Ski ou raquette ?
Pourquoi l’invention autochtone n’est-elle pas au nombre des épreuves olympiques ?
Du ski au Québec, on ne parla longtemps que fort peu. Pour se déplacer l’hiver, pour s’amuser, pour compétitionner, il y avait d’abord et surtout cette invention autochtone qu’est la raquette, un sport qui aurait bien pu faire partie des épreuves olympiques. Pourquoi ne figure-t-il pas dans la liste des épreuves des Jeux d’hiver ?
Au pays des érables, l’enthousiasme à l’égard du ski est tardif. Il s’agit d’un phénomène d’importation européenne.
En 1879, un certain Monsieur Birch, un Norvégien, attache ses pieds à de longues planches. Ainsi chaussé, cet homme dont nous ignorons à peu près tout entreprend en solitaire une expédition depuis Montréal pour rallier Québec. Monsieur Birch fut le premier skieur observé au Canada. Curieux, sceptiques, narquois, les journalistes rapportent alors son exploit.
Sport aristocratique
Au cours des années qui suivirent, le Montreal Daily
Star parla notamment de ce nouveau sport qui faisait fureur en Norvège. Entre le ski alpin et le ski de fond, il n’y aura pas tout de suite de distinction ferme.

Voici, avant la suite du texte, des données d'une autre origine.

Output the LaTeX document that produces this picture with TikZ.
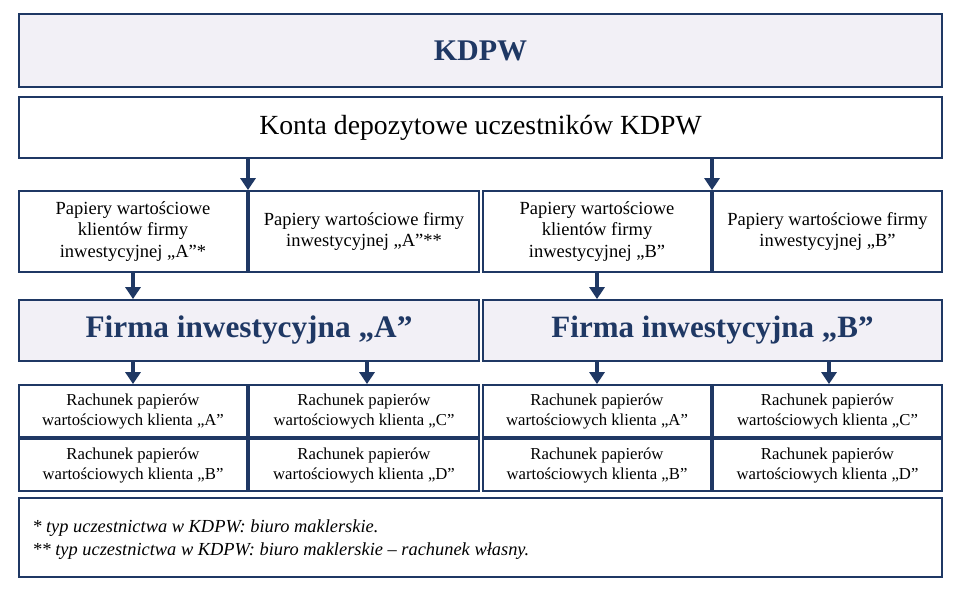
\documentclass[tikz,border=0pt]{standalone}
\usepackage{fontspec}
\setmainfont{Liberation Serif}
\usetikzlibrary{arrows.meta,calc}
\definecolor{navy}{RGB}{31,56,100}
\definecolor{lav}{RGB}{242,240,246}
\begin{document}
\begin{tikzpicture}[x=1pt,y=-1pt,
  box/.style={draw=navy,line width=1.8pt,rectangle,inner sep=0pt,align=center,text=black},
  hbox/.style={box,fill=lav,text=navy,font=\fontsize{30}{36}\selectfont\bfseries},
  ptext/.style={font=\fontsize{18.5}{21.7}\selectfont},
  rtext/.style={font=\fontsize{16.7}{20}\selectfont},
  arr/.style={draw=navy,line width=4pt,-{Triangle[width=15pt,length=12pt]}}]
\useasboundingbox (0,0) rectangle (960,596);
\fill[white] (0,0) rectangle (960,596);
% top boxes
\node[hbox,minimum width=923pt,minimum height=73pt] (kdpw) at (480.5,50.5) {KDPW};
\node[box,minimum width=923pt,minimum height=61pt,font=\fontsize{27.7}{32}\selectfont] (konta) at (480.5,127.5) {Konta depozytowe uczestników KDPW};
% papiery row
\node[box,ptext,minimum width=228pt,minimum height=81pt] (pa1) at (133,231.5) {Papiery wartościowe\\klientów firmy\\inwestycyjnej „A”*};
\node[box,ptext,minimum width=230pt,minimum height=81pt] (pa2) at (364,231.5) {Papiery wartościowe firmy\\inwestycyjnej „A”**};
\node[box,ptext,minimum width=228pt,minimum height=81pt] (pb1) at (597,231.5) {Papiery wartościowe\\klientów firmy\\inwestycyjnej „B”};
\node[box,ptext,minimum width=229pt,minimum height=81pt] (pb2) at (827.5,231.5) {Papiery wartościowe firmy\\inwestycyjnej „B”};
% firmy
\node[hbox,minimum width=460pt,minimum height=61pt,font=\fontsize{31.3}{36}\selectfont\bfseries] (fa) at (249,330.5) {Firma inwestycyjna „A”};
\node[hbox,minimum width=459pt,minimum height=61pt,font=\fontsize{31}{36}\selectfont\bfseries] (fb) at (712.5,330.5) {Firma inwestycyjna „B”};
% rachunki A
\node[box,rtext,minimum width=228pt,minimum height=52pt] (raa) at (133,411) {Rachunek papierów\\wartościowych klienta „A”};
\node[box,rtext,minimum width=230pt,minimum height=52pt] (rac) at (364,411) {Rachunek papierów\\wartościowych klienta „C”};
\node[box,rtext,minimum width=228pt,minimum height=52pt] (rab) at (133,465) {Rachunek papierów\\wartościowych klienta „B”};
\node[box,rtext,minimum width=230pt,minimum height=52pt] (rad) at (364,465) {Rachunek papierów\\wartościowych klienta „D”};
% rachunki B
\node[box,rtext,minimum width=228pt,minimum height=52pt] (rba) at (597,411) {Rachunek papierów\\wartościowych klienta „A”};
\node[box,rtext,minimum width=229pt,minimum height=52pt] (rbc) at (827.5,411) {Rachunek papierów\\wartościowych klienta „C”};
\node[box,rtext,minimum width=228pt,minimum height=52pt] (rbb) at (597,465) {Rachunek papierów\\wartościowych klienta „B”};
\node[box,rtext,minimum width=229pt,minimum height=52pt] (rbd) at (827.5,465) {Rachunek papierów\\wartościowych klienta „D”};
% footnote
\node[box,minimum width=923pt,minimum height=79pt] (foot) at (480.5,537.5) {};
\node[anchor=west,align=left,inner sep=0pt,font=\fontsize{18.4}{22.5}\selectfont\itshape] (foottext) at ($(foot.west)+(14,2)$) {* typ uczestnictwa w KDPW: biuro maklerskie.\\** typ uczestnictwa w KDPW: biuro maklerskie – rachunek własny.};
% arrows
\coordinate (ja) at ($(pa1.north east)!0.5!(pa2.north west)$);
\coordinate (jb) at ($(pb1.north east)!0.5!(pb2.north west)$);
\draw[arr] (konta.south -| ja) -- (ja);
\draw[arr] (konta.south -| jb) -- (jb);
\draw[arr] (pa1.south) -- (fa.north -| pa1.south);
\draw[arr] (pb1.south) -- (fb.north -| pb1.south);
\draw[arr] (fa.south -| raa.north) -- (raa.north);
\draw[arr] ([xshift=3pt]fa.south -| rac.north) -- ([xshift=3pt]rac.north);
\draw[arr] (fb.south -| rba.north) -- (rba.north);
\draw[arr] ([xshift=1.5pt]fb.south -| rbc.north) -- ([xshift=1.5pt]rbc.north);
\end{tikzpicture}
\end{document}
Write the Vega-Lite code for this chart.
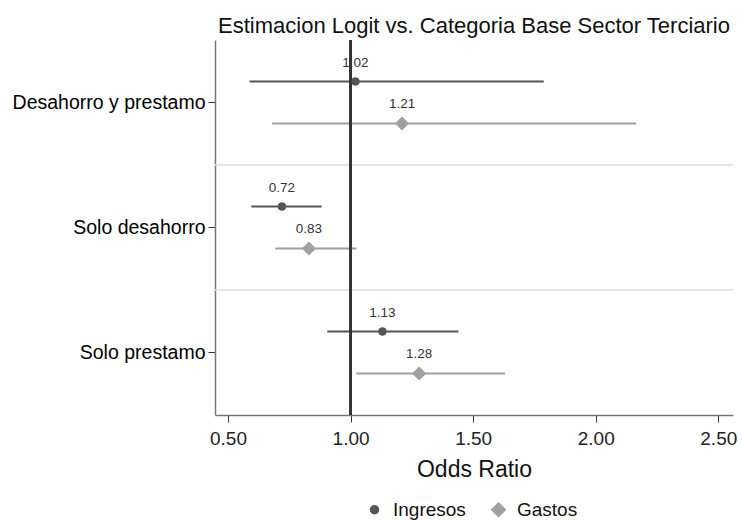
{
  "$schema": "https://vega.github.io/schema/vega-lite/v6.json",
  "autosize": {"type": "none"},
  "padding": {"left": 215, "top": 40, "right": 9, "bottom": 105},
  "width": 518,
  "height": 375,
  "background": "white",
  "config": {
    "font": "Liberation Sans",
    "view": {"stroke": null}
  },
  "title": {
    "text": "Estimacion Logit vs. Categoria Base Sector Terciario",
    "fontSize": 22,
    "fontWeight": "normal",
    "color": "#111",
    "anchor": "middle",
    "offset": 1
  },
  "data": {
    "values": [
      {"cat": "Desahorro y prestamo", "serie": "Ingresos", "or": 1.02, "lo": 0.588, "hi": 1.788},
      {"cat": "Desahorro y prestamo", "serie": "Gastos", "or": 1.21, "lo": 0.68, "hi": 2.165},
      {"cat": "Solo desahorro", "serie": "Ingresos", "or": 0.72, "lo": 0.595, "hi": 0.882},
      {"cat": "Solo desahorro", "serie": "Gastos", "or": 0.83, "lo": 0.693, "hi": 1.024},
      {"cat": "Solo prestamo", "serie": "Ingresos", "or": 1.13, "lo": 0.905, "hi": 1.44},
      {"cat": "Solo prestamo", "serie": "Gastos", "or": 1.28, "lo": 1.023, "hi": 1.63}
    ]
  },
  "layer": [
    {
      "transform": [
        {"filter": "datum.serie == 'Ingresos' && datum.cat != 'Desahorro y prestamo'"}
      ],
      "mark": {"type": "rule", "strokeWidth": 1.5, "color": "#dcdcdc"},
      "encoding": {
        "y": {
          "field": "cat", "type": "nominal", "bandPosition": 0,
          "sort": ["Desahorro y prestamo", "Solo desahorro", "Solo prestamo"],
          "scale": {"paddingInner": 0, "paddingOuter": 0},
          "axis": {
            "title": null,
            "labelFontSize": 19.5,
            "labelLimit": 400,
            "labelColor": "#000",
            "labelPadding": 3,
            "tickSize": 7,
            "tickColor": "#333",
            "domainColor": "#777",
            "domainWidth": 1.5,
            "grid": false,
            "bandPosition": 0.5
          }
        }
      }
    },
    {
      "mark": {"type": "point", "filled": true, "opacity": 1, "size": 64},
      "encoding": {
        "x": {
          "field": "or", "type": "quantitative",
          "scale": {"domain": [0.447, 2.56], "nice": false, "zero": false},
          "axis": {
            "title": "Odds Ratio",
            "titleFontSize": 23,
            "titleFontWeight": "normal",
            "titleColor": "#111",
            "titlePadding": 10,
            "values": [0.5, 1, 1.5, 2, 2.5],
            "format": ".2f",
            "labelFontSize": 19,
            "labelColor": "#222",
            "labelPadding": 7,
            "tickSize": 7,
            "tickColor": "#333",
            "domainColor": "#777",
            "domainWidth": 1.5,
            "grid": false
          }
        },
        "y": {"field": "cat", "type": "nominal"},
        "yOffset": {
          "field": "serie", "type": "nominal",
          "sort": ["Ingresos", "Gastos"],
          "scale": {"paddingInner": 0, "paddingOuter": 0.49}
        },
        "color": {
          "field": "serie", "type": "nominal",
          "sort": ["Ingresos", "Gastos"],
          "scale": {"domain": ["Ingresos", "Gastos"], "range": ["#555555", "#a0a0a0"]},
          "legend": {
            "title": null,
            "orient": "none",
            "direction": "horizontal",
            "legendX": 150,
            "legendY": 460,
            "labelFontSize": 19,
            "labelColor": "#111",
            "symbolSize": 64,
            "columnPadding": 22,
            "labelOffset": 9
          }
        },
        "shape": {
          "field": "serie", "type": "nominal",
          "sort": ["Ingresos", "Gastos"],
          "scale": {"domain": ["Ingresos", "Gastos"], "range": ["circle", "M0,-1.7L1.7,0L0,1.7L-1.7,0Z"]}
        }
      }
    },
    {
      "mark": {"type": "rule", "strokeWidth": 2},
      "encoding": {
        "x": {"field": "lo", "type": "quantitative"},
        "x2": {"field": "hi"},
        "y": {"field": "cat", "type": "nominal"},
        "yOffset": {"field": "serie", "type": "nominal", "sort": ["Ingresos", "Gastos"]},
        "color": {"field": "serie", "type": "nominal", "sort": ["Ingresos", "Gastos"]}
      }
    },
    {
      "mark": {"type": "rule", "strokeWidth": 2, "color": "#333"},
      "encoding": {
        "x": {"datum": 1, "type": "quantitative"}
      }
    },
    {
      "mark": {"type": "point", "filled": true, "opacity": 1, "size": 64},
      "encoding": {
        "x": {"field": "or", "type": "quantitative"},
        "y": {"field": "cat", "type": "nominal"},
        "yOffset": {"field": "serie", "type": "nominal", "sort": ["Ingresos", "Gastos"]},
        "color": {"field": "serie", "type": "nominal", "sort": ["Ingresos", "Gastos"]},
        "shape": {"field": "serie", "type": "nominal", "sort": ["Ingresos", "Gastos"]}
      }
    },
    {
      "mark": {"type": "text", "dy": -19, "fontSize": 13.5, "color": "#333"},
      "encoding": {
        "x": {"field": "or", "type": "quantitative"},
        "y": {"field": "cat", "type": "nominal"},
        "yOffset": {"field": "serie", "type": "nominal", "sort": ["Ingresos", "Gastos"]},
        "text": {"field": "or", "type": "quantitative", "format": ".2f"}
      }
    }
  ]
}
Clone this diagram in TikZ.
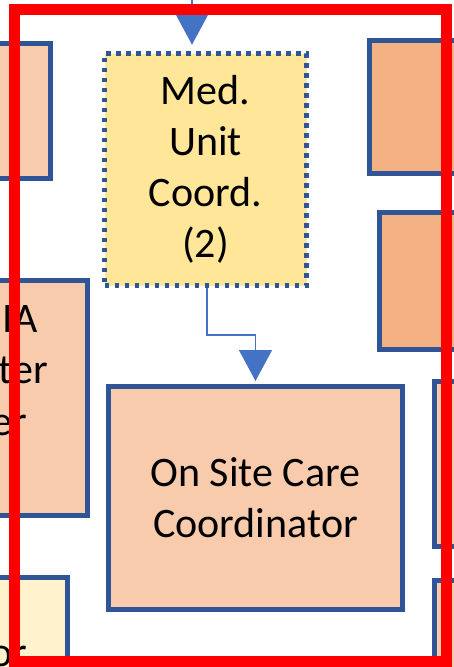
\documentclass[tikz,border=0pt]{standalone}
\usepackage{xcolor}
\usepackage{fontspec}
\setmainfont{Carlito}
\usepackage{tikz}
\usetikzlibrary{arrows.meta, positioning}

\definecolor{edgeblue}{HTML}{2F5597}
\definecolor{arrowblue}{HTML}{4472C4}
\definecolor{peachlight}{HTML}{F8CBAD}
\definecolor{peachdark}{HTML}{F4B183}
\definecolor{medyellow}{HTML}{FFE699}
\definecolor{paleyellow}{HTML}{FFF2CC}

\begin{document}
\begin{tikzpicture}[x=1pt, y=-1pt]
		\tikzset{
			box/.style={rectangle, draw=edgeblue, line width=5pt, inner sep=0pt, align=center,
			font=\fontsize{42}{51}\selectfont},
			dotbox/.style={rectangle, draw=edgeblue, line width=4.5pt, dash pattern=on 4.5pt off 5.5pt,
			fill=medyellow, inner sep=0pt, align=center, font=\fontsize{42}{51}\selectfont},
			frag/.style={inner sep=0pt, anchor=base east, font=\fontsize{42}{51}\selectfont},
			link/.style={draw=arrowblue, line width=1.5pt, -{Triangle[width=33pt, length=31pt]}}
		}
		\useasboundingbox (0,0) rectangle (454,667);

		% boxes cut by the frame
		\node[box, fill=peachlight, minimum width=110pt, minimum height=135pt] (lefttop) at (-4.5,111) {};
		\node[box, fill=peachlight, minimum width=150pt, minimum height=235pt] (leftmid) at (12.5,398) {};
		\node[box, fill=paleyellow, minimum width=120pt, minimum height=130pt] (leftlow) at (7.5,642.5) {};
		\node[box, fill=peachdark, minimum width=150pt, minimum height=133pt] (righttop) at (444.5,107) {};
		\node[box, fill=peachdark, minimum width=150pt, minimum height=137pt] (rightmid) at (454.5,281) {};
		\node[box, fill=peachlight, minimum width=60pt, minimum height=165pt] (rightlow) at (464.5,464) {};
		\node[box, fill=peachlight, minimum width=60pt, minimum height=130pt] (rightend) at (464.5,645.5) {};

		\node[frag] (midA) at (38,332) {IA};
		\node[frag] (midB) at (48,383) {ter};
		\node[frag] (midC) at (27,435) {er};
		\node[frag] (lowA) at (27,666) {or};

		% main boxes
		\node[dotbox, minimum width=202pt, minimum height=232pt] (med) at (205.5,169.5) {Med.\\Unit\\Coord.\\(2)};
		\node[box, fill=peachlight, minimum width=294pt, minimum height=223pt] (onsite) at (255.5,498) {On Site Care\\Coordinator};

		\coordinate (src) at (192,-2);
		\coordinate (bend) at (207,335);

		\draw[link, shorten >=6.5pt] (src) -- (src |- med.north);
		\draw[link, shorten >=3pt] (med.south -| bend) -- (bend) -| (onsite.north);

		% red frame
		\draw[red, line width=11pt] (14.5,9.5) rectangle (446.5,661);
	\end{tikzpicture}
\end{document}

Un groupe de professeurs de l’Université McGill créera la première sortie à ski au pays. Mais tout compte fait, la pratique du ski reste marginale par rapport à la pratique de la raquette, structurée dans de grands clubs répartis sur tout le territoire. Le ski s’apparente aux loisirs discrets d’une certaine aristocratie.
Dans le monde nordique, au début du XXe siècle, la raquette est connue. En Amérique du Nord, elle est l’objet d’épreuves sportives de haut niveau. Le grand champion de ces compétitions est souvent Édouard Fabre, né en 1888, qui s’illustre entre autres dans les courses à étapes entre Québec et Montréal.
La belle saison revenue, ce Montréalais brille dans les épreuves de course à pied de longue distance. En 1911, il participe au marathon de Boston, alors la plus importante épreuve du genre en Amérique. Il y termine troisième. Fabre va se qualifier pour les Olympiques de Stockholm en 1912. Blessé, il y termine onzième. Mais sa gloire, il la tient surtout de ses exploits en raquette.
Pourquoi la raquette n’estelle pas un sport olympique au même titre que le ski? Le choix des sports olympiques ne tombe pas du ciel. La perspective qui préside à la création des Jeux modernes — on l’oublie souvent — est largement eurocentrée.
Le baron de Coubertin et cette aristocratie à laquelle il appartient voient leur attention tournée essentiellement vers les sports venus des Alpes et de la Scandinavie. Dans ce cadre qui n’est pas neutre, le ski apparaît tel un marqueur de distinction sociale: ici comme ailleurs, ses premiers adeptes sont des gens issus de milieux aisés qui ont les moyens de s’offrir de tels loisirs en marge des habitudes populaires.
Les compétitions de raquette de l’Amérique resteront donc épuisantes, mais seront boudées par l’olympisme.